Parigi ha preso atto della scelta della decisione ma ha ricordato che «quegli accordi erano stati presi con le autorità costituzionalmente elette e non coi militari» aggiungendo che riconosce solo il governo di Bazoum come «autorità legittima ».

Le reazioni al golpe

Sin dal 26 luglio tutta la comunità internazionale ha condannato il golpe. Persino la Russia lo ha fatto ufficialmente, anche se molti sostenitori del putsch hanno inneggiato a Vladimir Putin. Il portavoce del Cremlino, Dmitry Peskov, ha però chiosato, in risposta alla richiesta di Bazoum di un intervento esterno, che «difficilmente l’interferenza di forze extra regionali potrà cambiare in meglio la situazione».

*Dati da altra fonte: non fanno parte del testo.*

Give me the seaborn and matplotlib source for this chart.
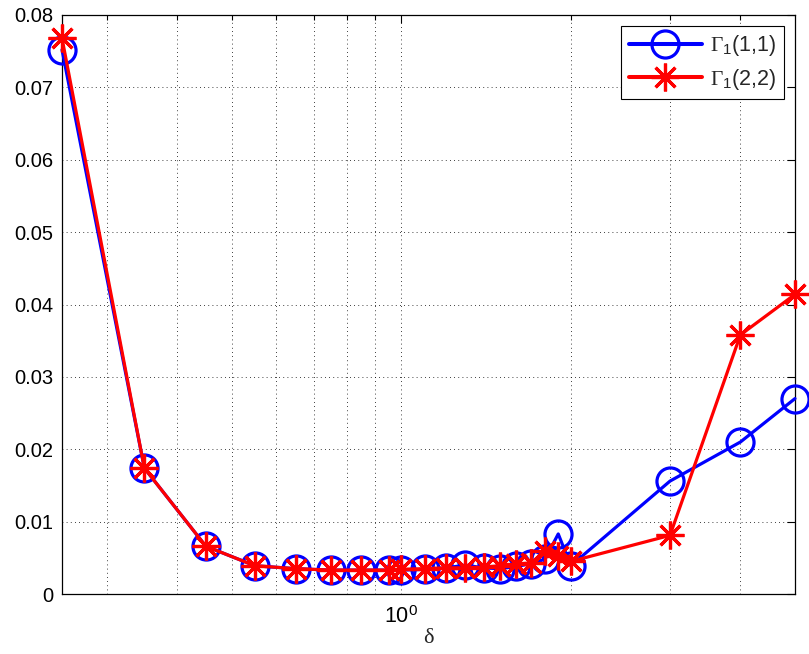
import numpy as np
import pandas as pd
import matplotlib
matplotlib.use("Agg")
import matplotlib.pyplot as plt
from matplotlib.ticker import FixedLocator, FixedFormatter, NullFormatter
import seaborn as sns

# Sampled delta values and the two diagonal entries of Gamma_1
delta = [0.25, 0.35, 0.45, 0.55, 0.65, 0.75, 0.85, 0.95, 1.0, 1.1, 1.2,
         1.3, 1.4, 1.5, 1.6, 1.7, 1.8, 1.9, 2.0, 3.0, 4.0, 5.0]
gamma11 = [0.0752, 0.0174, 0.0066, 0.0039, 0.0035, 0.0033, 0.0033, 0.0033,
           0.0033, 0.0034, 0.0036, 0.0040, 0.0036, 0.0035, 0.0038, 0.0042,
           0.0048, 0.0083, 0.0039, 0.0156, 0.0210, 0.0270]
gamma22 = [0.0768, 0.0174, 0.0066, 0.0039, 0.0035, 0.0033, 0.0033, 0.0033,
           0.0034, 0.0035, 0.0036, 0.0036, 0.0037, 0.0039, 0.0041, 0.0043,
           0.0059, 0.0052, 0.0045, 0.0081, 0.0358, 0.0414]

labels = [r"$\Gamma_{\mathsf{1}}$(1,1)", r"$\Gamma_{\mathsf{1}}$(2,2)"]
y_ticks = [0, 0.01, 0.02, 0.03, 0.04, 0.05, 0.06, 0.07, 0.08]
y_ticklabels = ["0", "0.01", "0.02", "0.03", "0.04", "0.05", "0.06", "0.07", "0.08"]
x_major = [1.0]
x_major_labels = [r"$\mathsf{10}^{\mathsf{0}}$"]
x_minor = [0.3, 0.4, 0.5, 0.6, 0.7, 0.8, 0.9, 2, 3, 4]

sns.set_style("white")
plt.rcParams["font.family"] = ["Liberation Sans", "DejaVu Sans"]
plt.rcParams["mathtext.fontset"] = "custom"
plt.rcParams["mathtext.rm"] = "Liberation Serif"
plt.rcParams["mathtext.it"] = "Liberation Serif:italic"
plt.rcParams["mathtext.sf"] = "Liberation Sans"

df = pd.DataFrame({"delta": delta, "g11": gamma11, "g22": gamma22})

fig = plt.figure(figsize=(8.09, 6.54), dpi=100)
ax = fig.add_axes([62 / 809, (654 - 594) / 654, (795 - 62) / 809, (594 - 15) / 654])

lw = 2.3
sns.lineplot(data=df, x="delta", y="g11", ax=ax, color="#0000ff", linewidth=lw,
             marker="o", markersize=19.5, markerfacecolor="none",
             markeredgecolor="#0000ff", markeredgewidth=lw, label=labels[0],
             clip_on=False, zorder=3)
sns.lineplot(data=df, x="delta", y="g22", ax=ax, color="#ff0000", linewidth=lw,
             marker=(8, 2, 0), markersize=20, markeredgecolor="#ff0000",
             markeredgewidth=lw, label=labels[1], clip_on=False, zorder=4)

ax.set_xscale("log")
ax.set_xlim(0.25, 5.0)
ax.set_ylim(0, 0.08)

ax.xaxis.set_major_locator(FixedLocator(x_major))
ax.xaxis.set_major_formatter(FixedFormatter(x_major_labels))
ax.xaxis.set_minor_locator(FixedLocator(x_minor))
ax.xaxis.set_minor_formatter(NullFormatter())
ax.yaxis.set_major_locator(FixedLocator(y_ticks))
ax.yaxis.set_major_formatter(FixedFormatter(y_ticklabels))

ax.tick_params(axis="both", which="both", direction="in", top=True, right=True,
               labelsize=14.5, colors="black", width=0.8)
ax.tick_params(axis="both", which="major", length=6, pad=6)
ax.tick_params(axis="x", which="minor", length=3.5)
ax.tick_params(axis="x", which="major", pad=9, labelsize=15.5)

grid_kw = dict(color="black", linestyle=(0, (1, 4)), linewidth=0.6)
ax.grid(True, which="major", axis="both", **grid_kw)
ax.grid(True, which="minor", axis="x", **grid_kw)

for s in ax.spines.values():
    s.set_visible(True)
    s.set_color("black")
    s.set_linewidth(0.9)

ax.set_xlabel("δ", fontsize=16, family=["Liberation Serif"], labelpad=1)
ax.set_ylabel("")

leg = ax.legend(loc="upper right", fontsize=15.5, frameon=True, fancybox=False,
                edgecolor="black", framealpha=1, borderpad=0.35,
                handlelength=3.4, handletextpad=0.4, labelspacing=0.4,
                borderaxespad=0.5)
leg.get_frame().set_linewidth(0.8)
for h in leg.legend_handles:
    h.set_linewidth(lw + 0.6)

fig.savefig("out.png", dpi=100)
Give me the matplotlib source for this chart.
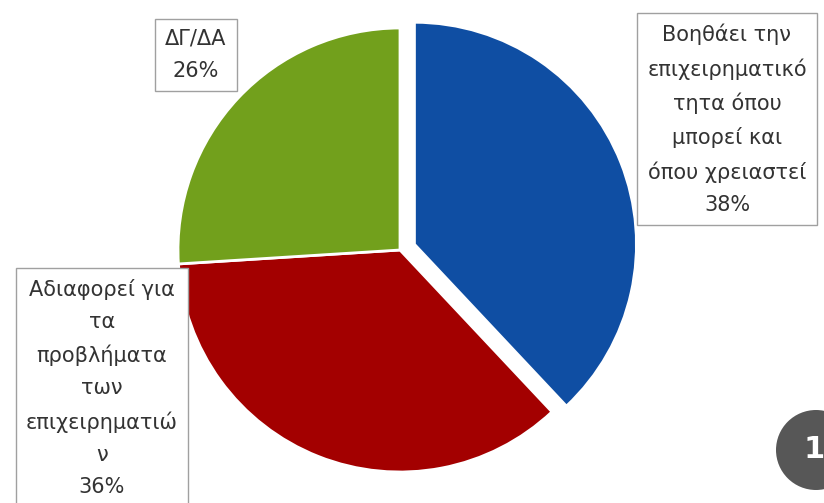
import numpy as np
import matplotlib
matplotlib.use('Agg')
import matplotlib.pyplot as plt
from matplotlib.patches import Circle
from matplotlib.transforms import IdentityTransform

# -- data
labels = ['Βοηθάει την\nεπιχειρηματικό\nτητα όπου\nμπορεί και\nόπου χρειαστεί',
          'Αδιαφορεί για\nτα\nπροβλήματα\nτων\nεπιχειρηματιώ\nν',
          'ΔΓ/ΔΑ']
values = [38, 36, 26]
colors = ['#0f4ea3', '#a30000', '#72a01c']
explode = [0.07, 0, 0]

W, H = 824, 503
R = 222.0          # pie radius in pixels
cx, cy = 400, 250  # pie centre in pixels (from top-left)

fig = plt.figure(figsize=(W / 100, H / 100), dpi=100)
fig.patch.set_facecolor('white')
ax = fig.add_axes([0, 0, 1, 1])
ax.pie(values, colors=colors, explode=explode, startangle=90,
       counterclock=False, radius=1.0,
       wedgeprops=dict(edgecolor='white', linewidth=2))
ax.set_xlim(-cx / R, (W - cx) / R)
ax.set_ylim(-(H - cy) / R, cy / R)
ax.set_aspect('equal')
ax.axis('off')

# -- label boxes (pixel positions of box centres)
box_pos = [(727, 119), (102, 388), (196, 55)]
for lab, v, (x, y) in zip(labels, values, box_pos):
    fig.text(x / W, 1 - y / H, '%s\n%d%%' % (lab, v), ha='center', va='center',
             fontsize=15, color='#333333', linespacing=1.75,
             family='DejaVu Sans',
             bbox=dict(boxstyle='square,pad=0.5', facecolor='white',
                       edgecolor='#a0a0a0', linewidth=1))

# -- slide number badge
badge = Circle((816, H - 450), 40, transform=IdentityTransform(),
               facecolor='#575757', edgecolor='none')
fig.patches.append(badge)
fig.text(814 / W, 1 - 450 / H, '1', ha='center', va='center',
         fontsize=22, color='white', fontweight='bold')

fig.savefig('out.png', dpi=100)
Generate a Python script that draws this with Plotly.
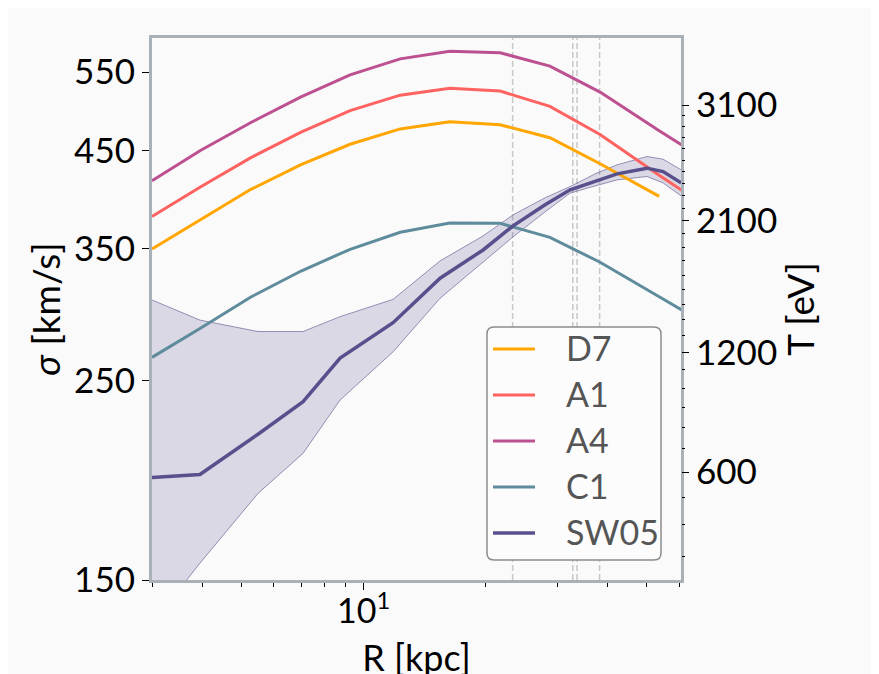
import numpy as np
import plotly.graph_objects as go

# ---- data ----
R_model = [3.0, 3.95, 5.25, 7.0, 9.25, 12.3, 16.3, 21.7, 28.8, 38.3, 53.6, 67.6]
sig_D7 = [349.8, 377.1, 407.2, 433.9, 457.2, 475.5, 484.2, 480.6, 464.9, 435.0, 400.1, None]
sig_A1 = [380.1, 409.9, 441.6, 471.7, 498.3, 518.4, 527.7, 523.8, 503.7, 468.7, 422.3, 394.1]
sig_A4 = [416.4, 450.0, 483.1, 516.1, 546.0, 568.8, 580.0, 577.8, 558.4, 522.5, 473.4, 443.1]
sig_C1 = [265.1, 285.6, 309.2, 330.6, 349.5, 365.1, 373.8, 373.5, 360.3, 338.1, 309.5, 291.2]

R_obs = [3.0, 3.94, 5.48, 7.08, 8.74, 11.81, 15.43, 19.70, 23.36, 28.02, 32.31, 37.24, 42.2, 50.0, 54.8, 60.7]
sig_SW05 = [194.9, 196.5, 217.8, 236.7, 264.6, 289.7, 324.6, 348.9, 371.1, 391.7, 407.0, 416.4, 423.9, 430.1, 426.4, 414.2]
sig_SW05_hi = [307.0, 291.6, 283.2, 283.2, 294.2, 307.5, 339.3, 361.7, 381.7, 398.7, 410.3, 423.9, 433.8, 443.1, 440.1, 428.3]
sig_SW05_lo = [134.0, 156.6, 187.2, 207.4, 237.7, 268.9, 308.4, 338.7, 360.8, 384.6, 403.5, 411.0, 417.4, 421.0, 414.2, 400.7]

R_vlines = [23.3, 32.8, 33.6, 38.2]

sigma_ticks = [150, 250, 350, 450, 550]
T_ticks = [600, 1200, 2100, 3100]
T_minor = [t for t in range(300, 3100, 100) if t not in T_ticks]
x_minor = [3, 4, 5, 6, 7, 8, 9, 20, 30, 40, 50, 60]

names = ["D7", "A1", "A4", "C1"]
series = [sig_D7, sig_A1, sig_A4, sig_C1]
colors = ["#ffa600", "#ff6361", "#bc5090", "#5f8c9c"]
sw_color = "#58508d"

FONT = "Lato, DejaVu Sans, sans-serif"
BG = "#fafafa"
FRAME = "#a9b1b8"

# plot area size in px (for placing the legend in paper units)
PW, PH = 529, 542

fig = go.Figure()

# SW05 band
fig.add_trace(go.Scatter(x=R_obs, y=sig_SW05_hi, mode="lines",
                         line=dict(color="rgba(88,80,141,0.75)", width=0.8),
                         showlegend=False, hoverinfo="skip"))
fig.add_trace(go.Scatter(x=R_obs, y=sig_SW05_lo, mode="lines",
                         line=dict(color="rgba(88,80,141,0.75)", width=0.8),
                         fill="tonexty", fillcolor="rgba(88,80,141,0.2)",
                         showlegend=False, hoverinfo="skip"))

for n, s, c in zip(names, series, colors):
    fig.add_trace(go.Scatter(x=R_model, y=s, mode="lines", name=n,
                             line=dict(color=c, width=3), showlegend=False))

fig.add_trace(go.Scatter(x=R_obs, y=sig_SW05, mode="lines", name="SW05",
                         line=dict(color=sw_color, width=3.5), showlegend=False))

for rv in R_vlines:
    fig.add_shape(type="line", xref="x", yref="paper", x0=rv, x1=rv, y0=0, y1=1,
                  line=dict(color="#c8c8c8", width=1.5, dash="6px,3px"), layer="below")

# ---- legend box (drawn by hand to match the rounded matplotlib-style frame) ----
def px2paper(px, py):
    return px / PW, (PH - py) / PH

# legend geometry in plot-area pixels (origin at plot top-left)
bx0, by0, bx1, by1, rad = 335, 289, 509, 522, 7
ax0, ay0 = px2paper(bx0, by0)
ax1, ay1 = px2paper(bx1, by1)
rx, ry = rad / PW, rad / PH
path = (f"M {ax0+rx},{ay0} L {ax1-rx},{ay0} Q {ax1},{ay0} {ax1},{ay0-ry} "
        f"L {ax1},{ay1+ry} Q {ax1},{ay1} {ax1-rx},{ay1} "
        f"L {ax0+rx},{ay1} Q {ax0},{ay1} {ax0},{ay1+ry} "
        f"L {ax0},{ay0-ry} Q {ax0},{ay0} {ax0+rx},{ay0} Z")
fig.add_shape(type="path", xref="paper", yref="paper", path=path,
              fillcolor="#fcfcfc", line=dict(color="#8c8c8c", width=1.5), layer="above")

leg_names = names + ["SW05"]
leg_colors = colors + [sw_color]
for i, (n, c) in enumerate(zip(leg_names, leg_colors)):
    rowy = 311 + 46 * i
    lx0, ly = px2paper(341, rowy)
    lx1, _ = px2paper(383, rowy)
    fig.add_shape(type="line", xref="paper", yref="paper", x0=lx0, x1=lx1, y0=ly, y1=ly,
                  line=dict(color=c, width=3.5 if n == "SW05" else 3), layer="above")
    tx, _ = px2paper(412, rowy)
    fig.add_annotation(x=tx, y=ly, xref="paper", yref="paper", text=n, showarrow=False,
                       xanchor="left", yanchor="middle", yshift=2,
                       font=dict(family=FONT, size=34, color="#555555"))

# x tick label 10^1 (placed by hand to sit close to the axis like the original)
fig.add_annotation(x=1, y=0, xref="x", yref="paper", text="10<sup>1</sup>",
                   showarrow=False, xanchor="center", yanchor="top", yshift=-4,
                   font=dict(family=FONT, size=34, color="black"))

T_lo_s, T_hi_s = 15.32, 61.37  # right axis is linear in sqrt(T)

fig.update_layout(
    width=879, height=674,
    margin=dict(l=144, r=206, t=30, b=102, autoexpand=False),
    paper_bgcolor=BG, plot_bgcolor=BG,
    font=dict(family=FONT, size=35, color="black"),
    showlegend=False,
    xaxis=dict(type="log", range=[np.log10(3), 1.783], automargin=False,
               tickmode="array", tickvals=[10], showticklabels=False,
               ticks="outside", ticklen=7, tickcolor="black", tickwidth=1.2,
               minor=dict(tickmode="array", tickvals=x_minor, ticks="outside",
                          ticklen=4, tickcolor="black", tickwidth=1, showgrid=False),
               showgrid=False, zeroline=False,
               showline=True, mirror=True, linecolor=FRAME, linewidth=3,
               title=dict(text="R [kpc]", standoff=57, font=dict(size=36))),
    yaxis=dict(type="log", range=[np.log10(150), np.log10(600)], automargin=False,
               tickmode="array", tickvals=sigma_ticks,
               ticks="outside", ticklen=7, tickcolor="black", tickwidth=1.2,
               showgrid=False, zeroline=False,
               showline=True, mirror=True, linecolor=FRAME, linewidth=3,
               title=dict(text="<i>σ</i> [km/s]", standoff=3, font=dict(size=37))),
    yaxis2=dict(overlaying="y", side="right", range=[T_lo_s, T_hi_s], automargin=False,
                tickmode="array", tickvals=[np.sqrt(t) for t in T_ticks],
                ticktext=[str(t) for t in T_ticks],
                ticks="outside", ticklen=7, tickcolor="black", tickwidth=1.2,
                minor=dict(tickmode="array", tickvals=[np.sqrt(t) for t in T_minor],
                           ticks="outside", ticklen=3, tickcolor="black", tickwidth=1,
                           showgrid=False),
                showgrid=False, zeroline=False, showline=False,
                title=dict(text="T [eV]", standoff=8, font=dict(size=37))),
)

# anchor trace so the right axis is drawn
fig.add_trace(go.Scatter(x=[None], y=[None], yaxis="y2", showlegend=False, hoverinfo="skip"))

fig.write_html("out.html")
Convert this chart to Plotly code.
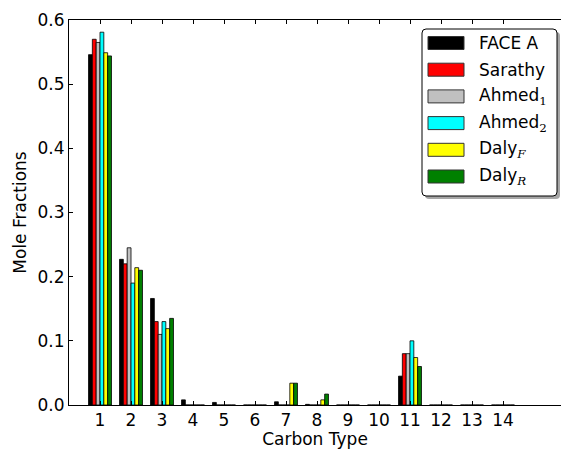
import plotly.graph_objects as go

# Mole fractions by carbon type for each surrogate / fuel description
carbon_types = list(range(1, 15))
tick_labels = [str(c) for c in carbon_types]

face_a  = [0.546, 0.227, 0.166, 0.008, 0.004, 0.0, 0.005, 0.001, 0.0, 0.0, 0.045, 0.0, 0.0, 0.0]
sarathy = [0.570, 0.220, 0.130, 0.0, 0.0, 0.0, 0.0, 0.0, 0.0, 0.0, 0.080, 0.0, 0.0, 0.0]
ahmed_1 = [0.565, 0.245, 0.110, 0.0, 0.0, 0.0, 0.0, 0.0, 0.0, 0.0, 0.080, 0.0, 0.0, 0.0]
ahmed_2 = [0.581, 0.190, 0.130, 0.0, 0.0, 0.0, 0.0, 0.0, 0.0, 0.0, 0.100, 0.0, 0.0, 0.0]
daly_f  = [0.549, 0.214, 0.119, 0.0, 0.0, 0.0, 0.034, 0.008, 0.0, 0.0, 0.074, 0.0, 0.0, 0.0]
daly_r  = [0.544, 0.210, 0.135, 0.0, 0.0, 0.0, 0.034, 0.017, 0.0, 0.0, 0.060, 0.0, 0.0, 0.0]

series_names = ["FACE A", "Sarathy", "Ahmed<sub>1</sub>", "Ahmed<sub>2</sub>",
                "Daly<sub><i>F</i></sub>", "Daly<sub><i>R</i></sub>"]
series_values = [face_a, sarathy, ahmed_1, ahmed_2, daly_f, daly_r]
series_colors = ["#000000", "#ff0000", "#c0c0c0", "#00ffff", "#ffff00", "#008000"]

W, H = 561, 449
ML, MT, MB, MR = 69, 20, 44, 0
PW, PH = W - ML - MR, H - MT - MB
FONT = "DejaVu Sans"
FS = 17

fig = go.Figure()
for name, vals, col in zip(series_names, series_values, series_colors):
    fig.add_trace(go.Bar(
        x=carbon_types, y=vals, name=name,
        marker=dict(color=col, line=dict(color="black", width=0.8)),
        showlegend=False,
    ))


def px_x(p):
    return (p - ML) / PW


def px_y(p):
    return (H - MB - p) / PH


# Framed legend drawn with shapes (rounded box, drop shadow, swatches)
shapes = []
annotations = []
bx0, bx1, by0, by1, r = 422, 557, 29, 196, 4


def rounded_path(x0, y0, x1, y1, rad):
    X0, X1 = px_x(x0), px_x(x1)
    Y0, Y1 = px_y(y0), px_y(y1)
    rx, ry = rad / PW, rad / PH
    return (f"M {X0+rx},{Y0} L {X1-rx},{Y0} Q {X1},{Y0} {X1},{Y0-ry} "
            f"L {X1},{Y1+ry} Q {X1},{Y1} {X1-rx},{Y1} L {X0+rx},{Y1} "
            f"Q {X0},{Y1} {X0},{Y1+ry} L {X0},{Y0-ry} Q {X0},{Y0} {X0+rx},{Y0} Z")


shapes.append(dict(type="path", xref="paper", yref="paper",
                   path=rounded_path(bx0 + 3, by0 + 3, bx1 + 3, by1 + 3, r),
                   fillcolor="rgba(0,0,0,0.35)", line=dict(width=0), layer="above"))
shapes.append(dict(type="path", xref="paper", yref="paper",
                   path=rounded_path(bx0, by0, bx1, by1, r),
                   fillcolor="white", line=dict(color="black", width=1), layer="above"))

row_y0, row_dy = 43, 26.7
for i, (name, col) in enumerate(zip(series_names, series_colors)):
    cy = row_y0 + i * row_dy
    shapes.append(dict(type="rect", xref="paper", yref="paper",
                       x0=px_x(428), x1=px_x(464), y0=px_y(cy + 6.5), y1=px_y(cy - 6.5),
                       fillcolor=col, line=dict(color="#333333", width=1), layer="above"))
    label = name.replace("<sub>", "<sub><span style='font-family:DejaVu Serif'>").replace(
        "</sub>", "</span></sub>")
    annotations.append(dict(xref="paper", yref="paper", x=px_x(477), y=px_y(cy),
                            xanchor="left", yanchor="middle", text=label, showarrow=False,
                            font=dict(family=FONT, size=FS, color="black")))

fig.update_layout(
    width=W, height=H,
    margin=dict(l=ML, r=MR, t=MT, b=MB, pad=0),
    paper_bgcolor="white", plot_bgcolor="white",
    barmode="group", bargap=0.26, bargroupgap=0.0,
    font=dict(family=FONT, size=FS, color="black"),
    shapes=shapes, annotations=annotations,
    xaxis=dict(
        range=[0, PW / 31.0], tickmode="array", tickvals=carbon_types, ticktext=tick_labels,
        ticks="inside", ticklen=4, tickcolor="black", tickwidth=1,
        showline=True, linecolor="black", linewidth=1, mirror="ticks",
        showgrid=False, zeroline=False,
        title=dict(text="Carbon Type", font=dict(family=FONT, size=FS), standoff=4),
        tickfont=dict(family=FONT, size=FS),
    ),
    yaxis=dict(
        range=[0, 0.6], tickmode="array", tickvals=[0, 0.1, 0.2, 0.3, 0.4, 0.5, 0.6],
        ticktext=["0.0", "0.1", "0.2", "0.3", "0.4", "0.5", "0.6"],
        ticks="inside", ticklen=4, tickcolor="black", tickwidth=1,
        showline=True, linecolor="black", linewidth=1, mirror=False,
        showgrid=False, zeroline=False,
        title=dict(text="Mole Fractions", font=dict(family=FONT, size=FS), standoff=6),
        tickfont=dict(family=FONT, size=FS),
    ),
)

fig.write_html("out.html")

Da martedì fino a ieri invece gli stati dell’Ecowas si sono riuniti ad Abuja, capitale della Nigeria, per discutere sul da farsi. Domenica l’organismo aveva lanciato un ultimatum di sette giorni alla giunta nigerina per ripristinare il governo costituzionale, pena l’intervento militare.

Molti esperti dicono che si tratta di una minaccia che non avrà alcun seguito, sia perché altre volte l’organismo ha paventato un intervento che poi non c’è stato, sia perché una guerra arrecherebbe grandi danni anche alla Nigeria, il cui presidente Bola Tinubu è anche presidente dell’Ecowas da inizio luglio.

Ma Tinubu, durante la campagna elettorale, ha indicato il contrasto ai colpi di stato come uno degli aspetti più importanti della sua politica estera.

Una dura reazione contro il Niger potrebbe aiutarlo sul fronte interno visto che la sua vittoria è stata contestata dallo sconfitto, Peter Obi, che ha presentato una petizione per annullare l’elezione al tribunale per le petizioni elettorali presidenziali.

La sentenza del tribunale è prevista per fine settembre e Tinubu può sfruttare il tempo a suo favore presentandosi come un leader affidabile e in grado di gestire complicate situazioni di crisi con prontezza e decisione.

Potrebbe essere proprio questo il motivo per cui, ieri pomeriggio, Tinubu ha inviato una lettera al Senato nigeriano chiedendo di autorizzare l’azione militare contro la giunta golpista in Niger se questa dovesse dimostrarsi ancora recalcitrante.